CL:. Who would you most like to share your hometown stage? One night only, of course.
AB: Too many to mention, too crowded the list are those that I would like to have next to me on stage for the next edition...just like those who have honored me with their presence in past editions.
CL: Thus far, only one live record, Vivere Live in Tuscany, has come out of your near decade singing at Silenzio. Sure, there's all kinds of fan footage online, but is there a specific reason we've not heard or seen more?
AB: Because around the world, there are lots of wonderful places. And it's good to promote and enjoy them all, if possible, in person. Gold is sold by the gram! This applies also to Lajatico--those who want to have to come and see it. It is an exclusive, every year.
CL: Staying with records, but back to Puccini, in 2000, you recorded La Bohème. Three years later, Tosca. Any plans to record a full Turandot?
AB: I have recorded it recently under the baton of Maestro Mehta, conducting the Orquestra de la Comunitat Valenciana and the Cor de la Generalitat Valenciana. The record will be released on July 31, all over the world, close to the double event of Lajatico. It is a recording of which I am particularly satisfied, because of the exceptional cast whom I was able to work with. For instance, Jennifer Wilson, one of the greatest contemporary dramatic sopranos, will play the role of Turandot's Ice Princess.
CL: Same year as your live Bohème, your seventh studio album (this time with Mehta and the Israel Phil) was all Verdi. Similarly, might one day we be gifted a disc of all Bocelli-Puccini arias?
AB: Why not? Never say never! I am proud to be a countryman of such a genius, and I have never hidden my true reverence for the fruits of his genius. Masterpieces that I am gradually facing in the recording studios in their entirety, as I have recently done in the past years with Manon Lescaut and with Turandot.

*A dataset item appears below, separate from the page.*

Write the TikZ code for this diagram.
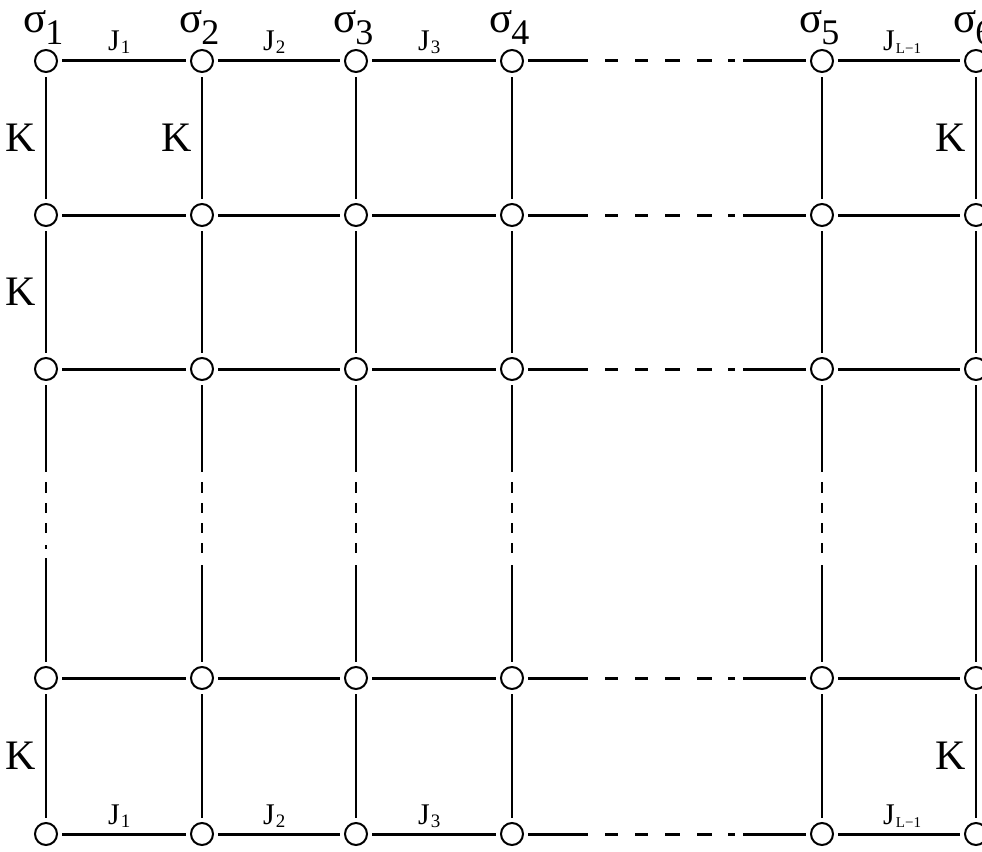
\documentclass[tikz,border=0pt]{standalone}
\usepackage{fontspec}
\setmainfont{Liberation Serif}
\usetikzlibrary{calc}

\newcommand{\spinlab}[1]{σ\kern-1pt\raisebox{-12pt}{\fontsize{36}{36}\selectfont #1}}
\newcommand{\coup}[1]{J\kern1pt\raisebox{-3pt}{\fontsize{19}{19}\selectfont #1}}

\begin{document}
\begin{tikzpicture}[x=1pt, y=-1pt,
  site/.style={circle, draw, line width=2pt, minimum size=22pt, inner sep=0pt, outer sep=5pt, fill=white},
  hbond/.style={line width=3pt},
  vbond/.style={line width=2pt},
  hgap/.style={dash pattern=on 60pt off 17pt on 13pt off 17pt on 13pt off 17pt on 15pt off 17pt on 15pt off 16pt on 7pt off 8pt on 300pt},
  vgap/.style={dash pattern=on 87pt off 10pt on 11pt off 10pt on 10pt off 10pt on 10pt off 10pt on 10pt off 12pt on 300pt},
  vgapdot/.style={dash pattern=on 87pt off 10pt on 11pt off 10pt on 10pt off 10pt on 10pt off 12pt on 4pt off 9pt on 300pt},
  spin/.style={anchor=base west, inner sep=0pt, font=\fontsize{43}{43}\selectfont},
  coupling/.style={anchor=base west, inner sep=0pt, yshift=10pt, xshift=-16pt, font=\fontsize{30}{30}\selectfont},
  field/.style={anchor=east, inner sep=0pt, xshift=-10pt, font=\fontsize{42}{42}\selectfont}]
  \useasboundingbox (0,0) rectangle (982,851);

  \foreach \x [count=\i] in {46,202,356,512,822,976}
    \foreach \y [count=\j] in {61,215,369,678,834}
      \node[site] (n\j\i) at (\x,\y) {};

  \foreach \j in {1,...,5}{
    \draw[hbond] (n\j1) -- (n\j2) -- (n\j3) -- (n\j4);
    \draw[hbond, hgap] (n\j4) -- (n\j5);
    \draw[hbond] (n\j5) -- (n\j6);
  }
  \foreach \i in {1,...,6}{
    \draw[vbond] (n1\i) -- (n2\i) -- (n3\i);
    \draw[vbond] (n4\i) -- (n5\i);
  }
  \draw[vbond, vgapdot] (n31) -- (n41);
  \foreach \i in {2,...,6}
    \draw[vbond, vgap] (n3\i) -- (n4\i);

  \foreach \i in {1,...,6}
    \node[spin] (sig\i) at ($(n1\i)+(-23,-28)$) {\spinlab{\i}};

  \path (n11) -- node[coupling] (jt1) {\coup{1}} (n12);
  \path (n12) -- node[coupling] (jt2) {\coup{2}} (n13);
  \path (n13) -- node[coupling] (jt3) {\coup{3}} (n14);
  \path (n15) -- node[coupling] (jt4) {\coup{\fontsize{15}{15}\selectfont L−1}} (n16);
  \path (n51) -- node[coupling] (jb1) {\coup{1}} (n52);
  \path (n52) -- node[coupling] (jb2) {\coup{2}} (n53);
  \path (n53) -- node[coupling] (jb3) {\coup{3}} (n54);
  \path (n55) -- node[coupling] (jb4) {\coup{\fontsize{15}{15}\selectfont L−1}} (n56);

  \path (n11) -- node[field] (k1) {K} (n21);
  \path (n12) -- node[field] (k2) {K} (n22);
  \path (n16) -- node[field] (k3) {K} (n26);
  \path (n21) -- node[field] (k4) {K} (n31);
  \path (n41) -- node[field] (k5) {K} (n51);
  \path (n46) -- node[field] (k6) {K} (n56);
\end{tikzpicture}
\end{document}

CL: Finally, you were singing "Nessun Dorma" when you (and your little dog, too) took the ice bucket challenge this time last year. In fact, we ranked your solo ALS video above efforts by Domingo, Joseph Calleja and, um, "Maria Callas." We hear so much about your artistic accolades and chart success, but since establishing your own foundation in 2011, what do you consider your greatest philanthropic achievement?
AB: Every smile and every hope returned--above all, when it comes to children--is a priceless goal. As I always say, solidarity is the only response to inequality. This belief has led me to create the Andrea Bocelli Foundation, conceived as a living laboratory, in which every drop has its weight in everyday action--where even the smallest contribution must be valued. Of course, I am very pleased with the results we have reached, both in the fields of scientific technological research and in socio-economic development. But every time a person shares our projects, rolls up their sleeves and works to listen to the voice of their hearts, I feel very much it is an important goal achieved.